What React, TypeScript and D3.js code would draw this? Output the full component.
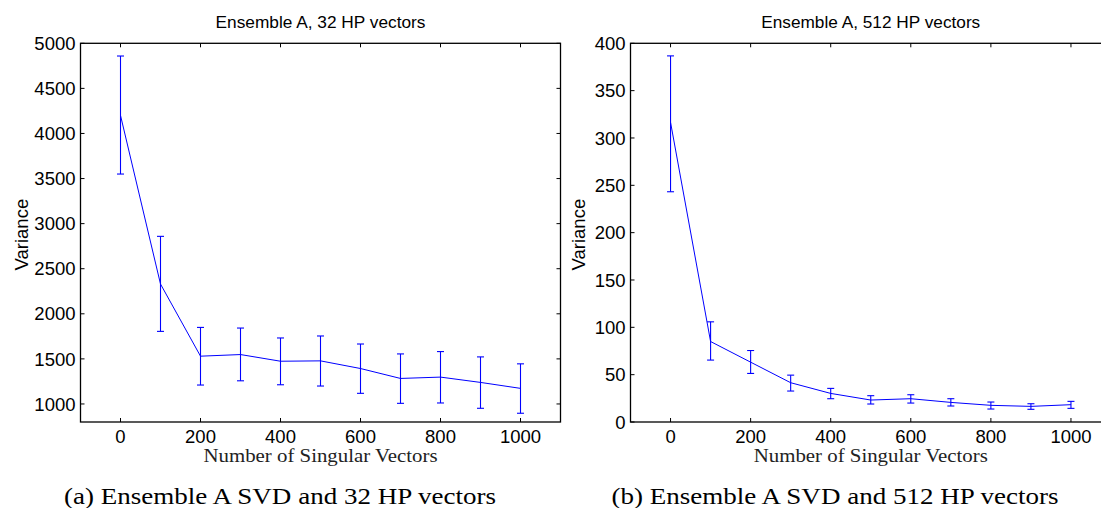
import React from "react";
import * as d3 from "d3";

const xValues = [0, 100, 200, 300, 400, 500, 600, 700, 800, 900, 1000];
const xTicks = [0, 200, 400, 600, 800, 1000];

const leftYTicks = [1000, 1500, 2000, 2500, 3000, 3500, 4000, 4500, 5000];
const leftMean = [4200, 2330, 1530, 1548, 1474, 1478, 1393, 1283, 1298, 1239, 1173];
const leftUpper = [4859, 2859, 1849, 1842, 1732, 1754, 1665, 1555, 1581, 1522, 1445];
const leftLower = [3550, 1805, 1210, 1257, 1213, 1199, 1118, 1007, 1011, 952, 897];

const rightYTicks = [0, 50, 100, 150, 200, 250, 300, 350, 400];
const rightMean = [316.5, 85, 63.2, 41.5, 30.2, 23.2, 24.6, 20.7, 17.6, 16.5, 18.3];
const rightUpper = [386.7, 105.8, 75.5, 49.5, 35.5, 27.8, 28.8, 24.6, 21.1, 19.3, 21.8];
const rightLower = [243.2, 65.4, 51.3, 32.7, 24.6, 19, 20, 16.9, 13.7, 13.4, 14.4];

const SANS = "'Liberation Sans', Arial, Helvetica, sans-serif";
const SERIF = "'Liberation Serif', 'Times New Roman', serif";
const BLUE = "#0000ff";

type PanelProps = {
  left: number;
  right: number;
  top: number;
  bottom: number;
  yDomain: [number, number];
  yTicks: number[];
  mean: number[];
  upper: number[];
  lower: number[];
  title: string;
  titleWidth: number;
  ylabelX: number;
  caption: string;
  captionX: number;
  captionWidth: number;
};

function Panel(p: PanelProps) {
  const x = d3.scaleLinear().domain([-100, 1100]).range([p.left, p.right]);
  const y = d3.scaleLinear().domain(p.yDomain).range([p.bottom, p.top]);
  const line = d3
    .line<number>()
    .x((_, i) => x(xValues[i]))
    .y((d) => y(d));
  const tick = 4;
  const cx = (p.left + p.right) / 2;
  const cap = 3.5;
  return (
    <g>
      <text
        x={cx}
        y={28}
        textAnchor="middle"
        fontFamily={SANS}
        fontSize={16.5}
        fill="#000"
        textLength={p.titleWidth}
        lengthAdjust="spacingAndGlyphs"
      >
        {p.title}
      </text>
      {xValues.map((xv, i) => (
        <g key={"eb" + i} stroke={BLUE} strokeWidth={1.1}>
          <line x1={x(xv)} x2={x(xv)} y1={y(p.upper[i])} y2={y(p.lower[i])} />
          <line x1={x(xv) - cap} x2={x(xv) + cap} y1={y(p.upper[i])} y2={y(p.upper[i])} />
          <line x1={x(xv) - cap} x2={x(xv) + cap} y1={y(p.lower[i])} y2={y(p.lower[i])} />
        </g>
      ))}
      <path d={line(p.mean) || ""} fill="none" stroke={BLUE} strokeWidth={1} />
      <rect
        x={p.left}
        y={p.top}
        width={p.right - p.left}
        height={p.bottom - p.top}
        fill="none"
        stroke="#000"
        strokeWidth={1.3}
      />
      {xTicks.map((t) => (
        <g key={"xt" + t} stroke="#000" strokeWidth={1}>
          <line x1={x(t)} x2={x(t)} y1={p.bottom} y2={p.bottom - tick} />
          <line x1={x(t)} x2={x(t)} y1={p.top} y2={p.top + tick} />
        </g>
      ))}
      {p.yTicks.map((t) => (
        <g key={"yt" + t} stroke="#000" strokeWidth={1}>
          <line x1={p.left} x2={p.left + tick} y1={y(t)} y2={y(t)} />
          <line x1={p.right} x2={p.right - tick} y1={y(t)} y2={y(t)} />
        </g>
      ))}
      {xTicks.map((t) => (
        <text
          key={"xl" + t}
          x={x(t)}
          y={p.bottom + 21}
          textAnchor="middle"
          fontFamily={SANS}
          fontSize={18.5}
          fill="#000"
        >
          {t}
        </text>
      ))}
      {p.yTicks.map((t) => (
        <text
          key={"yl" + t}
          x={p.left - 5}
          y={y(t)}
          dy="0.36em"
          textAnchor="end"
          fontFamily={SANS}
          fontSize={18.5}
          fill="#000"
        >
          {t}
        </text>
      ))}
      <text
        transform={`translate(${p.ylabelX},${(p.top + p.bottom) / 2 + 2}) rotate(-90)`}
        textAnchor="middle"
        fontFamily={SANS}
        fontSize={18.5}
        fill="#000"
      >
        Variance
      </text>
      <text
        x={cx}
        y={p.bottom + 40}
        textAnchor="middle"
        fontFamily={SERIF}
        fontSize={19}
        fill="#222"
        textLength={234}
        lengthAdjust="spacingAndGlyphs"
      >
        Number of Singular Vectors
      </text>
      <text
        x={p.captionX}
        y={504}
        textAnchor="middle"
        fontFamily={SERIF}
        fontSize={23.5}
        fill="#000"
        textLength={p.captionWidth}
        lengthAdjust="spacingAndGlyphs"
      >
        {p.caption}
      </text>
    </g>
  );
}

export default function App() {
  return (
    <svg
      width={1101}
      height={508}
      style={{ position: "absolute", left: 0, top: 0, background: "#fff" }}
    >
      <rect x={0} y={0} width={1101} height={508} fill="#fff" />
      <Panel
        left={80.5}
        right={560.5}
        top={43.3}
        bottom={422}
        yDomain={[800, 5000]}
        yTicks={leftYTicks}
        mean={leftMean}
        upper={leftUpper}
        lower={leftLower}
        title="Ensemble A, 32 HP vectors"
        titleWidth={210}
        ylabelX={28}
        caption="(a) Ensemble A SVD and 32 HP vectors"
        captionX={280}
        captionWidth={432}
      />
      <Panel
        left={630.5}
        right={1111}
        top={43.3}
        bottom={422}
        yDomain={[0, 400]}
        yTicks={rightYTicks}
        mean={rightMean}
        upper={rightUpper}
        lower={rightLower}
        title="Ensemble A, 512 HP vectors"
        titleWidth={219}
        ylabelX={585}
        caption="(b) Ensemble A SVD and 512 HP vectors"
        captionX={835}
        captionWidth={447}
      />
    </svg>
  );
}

──────────

The request: Copy the listing over exactly, skipping the pictures it holds.

Exercise solution:
What React, TypeScript and D3.js code would draw this? Output the full component.
import React from "react";
import * as d3 from "d3";

const xValues = [0, 100, 200, 300, 400, 500, 600, 700, 800, 900, 1000];
const xTicks = [0, 200, 400, 600, 800, 1000];

const leftYTicks = [1000, 1500, 2000, 2500, 3000, 3500, 4000, 4500, 5000];
const leftMean = [4200, 2330, 1530, 1548, 1474, 1478, 1393, 1283, 1298, 1239, 1173];
const leftUpper = [4859, 2859, 1849, 1842, 1732, 1754, 1665, 1555, 1581, 1522, 1445];
const leftLower = [3550, 1805, 1210, 1257, 1213, 1199, 1118, 1007, 1011, 952, 897];

const rightYTicks = [0, 50, 100, 150, 200, 250, 300, 350, 400];
const rightMean = [316.5, 85, 63.2, 41.5, 30.2, 23.2, 24.6, 20.7, 17.6, 16.5, 18.3];
const rightUpper = [386.7, 105.8, 75.5, 49.5, 35.5, 27.8, 28.8, 24.6, 21.1, 19.3, 21.8];
const rightLower = [243.2, 65.4, 51.3, 32.7, 24.6, 19, 20, 16.9, 13.7, 13.4, 14.4];

const SANS = "'Liberation Sans', Arial, Helvetica, sans-serif";
const SERIF = "'Liberation Serif', 'Times New Roman', serif";
const BLUE = "#0000ff";

type PanelProps = {
  left: number;
  right: number;
  top: number;
  bottom: number;
  yDomain: [number, number];
  yTicks: number[];
  mean: number[];
  upper: number[];
  lower: number[];
  title: string;
  titleWidth: number;
  ylabelX: number;
  caption: string;
  captionX: number;
  captionWidth: number;
};

function Panel(p: PanelProps) {
  const x = d3.scaleLinear().domain([-100, 1100]).range([p.left, p.right]);
  const y = d3.scaleLinear().domain(p.yDomain).range([p.bottom, p.top]);
  const line = d3
    .line<number>()
    .x((_, i) => x(xValues[i]))
    .y((d) => y(d));
  const tick = 4;
  const cx = (p.left + p.right) / 2;
  const cap = 3.5;
  return (
    <g>
      <text
        x={cx}
        y={28}
        textAnchor="middle"
        fontFamily={SANS}
        fontSize={16.5}
        fill="#000"
        textLength={p.titleWidth}
        lengthAdjust="spacingAndGlyphs"
      >
        {p.title}
      </text>
      {xValues.map((xv, i) => (
        <g key={"eb" + i} stroke={BLUE} strokeWidth={1.1}>
          <line x1={x(xv)} x2={x(xv)} y1={y(p.upper[i])} y2={y(p.lower[i])} />
          <line x1={x(xv) - cap} x2={x(xv) + cap} y1={y(p.upper[i])} y2={y(p.upper[i])} />
          <line x1={x(xv) - cap} x2={x(xv) + cap} y1={y(p.lower[i])} y2={y(p.lower[i])} />
        </g>
      ))}
      <path d={line(p.mean) || ""} fill="none" stroke={BLUE} strokeWidth={1} />
      <rect
        x={p.left}
        y={p.top}
        width={p.right - p.left}
        height={p.bottom - p.top}
        fill="none"
        stroke="#000"
        strokeWidth={1.3}
      />
      {xTicks.map((t) => (
        <g key={"xt" + t} stroke="#000" strokeWidth={1}>
          <line x1={x(t)} x2={x(t)} y1={p.bottom} y2={p.bottom - tick} />
          <line x1={x(t)} x2={x(t)} y1={p.top} y2={p.top + tick} />
        </g>
      ))}
      {p.yTicks.map((t) => (
        <g key={"yt" + t} stroke="#000" strokeWidth={1}>
          <line x1={p.left} x2={p.left + tick} y1={y(t)} y2={y(t)} />
          <line x1={p.right} x2={p.right - tick} y1={y(t)} y2={y(t)} />
        </g>
      ))}
      {xTicks.map((t) => (
        <text
          key={"xl" + t}
          x={x(t)}
          y={p.bottom + 21}
          textAnchor="middle"
          fontFamily={SANS}
          fontSize={18.5}
          fill="#000"
        >
          {t}
        </text>
      ))}
      {p.yTicks.map((t) => (
        <text
          key={"yl" + t}
          x={p.left - 5}
          y={y(t)}
          dy="0.36em"
          textAnchor="end"
          fontFamily={SANS}
          fontSize={18.5}
          fill="#000"
        >
          {t}
        </text>
      ))}
      <text
        transform={`translate(${p.ylabelX},${(p.top + p.bottom) / 2 + 2}) rotate(-90)`}
        textAnchor="middle"
        fontFamily={SANS}
        fontSize={18.5}
        fill="#000"
      >
        Variance
      </text>
      <text
        x={cx}
        y={p.bottom + 40}
        textAnchor="middle"
        fontFamily={SERIF}
        fontSize={19}
        fill="#222"
        textLength={234}
        lengthAdjust="spacingAndGlyphs"
      >
        Number of Singular Vectors
      </text>
      <text
        x={p.captionX}
        y={504}
        textAnchor="middle"
        fontFamily={SERIF}
        fontSize={23.5}
        fill="#000"
        textLength={p.captionWidth}
        lengthAdjust="spacingAndGlyphs"
      >
        {p.caption}
      </text>
    </g>
  );
}

export default function App() {
  return (
    <svg
      width={1101}
      height={508}
      style={{ position: "absolute", left: 0, top: 0, background: "#fff" }}
    >
      <rect x={0} y={0} width={1101} height={508} fill="#fff" />
      <Panel
        left={80.5}
        right={560.5}
        top={43.3}
        bottom={422}
        yDomain={[800, 5000]}
        yTicks={leftYTicks}
        mean={leftMean}
        upper={leftUpper}
        lower={leftLower}
        title="Ensemble A, 32 HP vectors"
        titleWidth={210}
        ylabelX={28}
        caption="(a) Ensemble A SVD and 32 HP vectors"
        captionX={280}
        captionWidth={432}
      />
      <Panel
        left={630.5}
        right={1111}
        top={43.3}
        bottom={422}
        yDomain={[0, 400]}
        yTicks={rightYTicks}
        mean={rightMean}
        upper={rightUpper}
        lower={rightLower}
        title="Ensemble A, 512 HP vectors"
        titleWidth={219}
        ylabelX={585}
        caption="(b) Ensemble A SVD and 512 HP vectors"
        captionX={835}
        captionWidth={447}
      />
    </svg>
  );
}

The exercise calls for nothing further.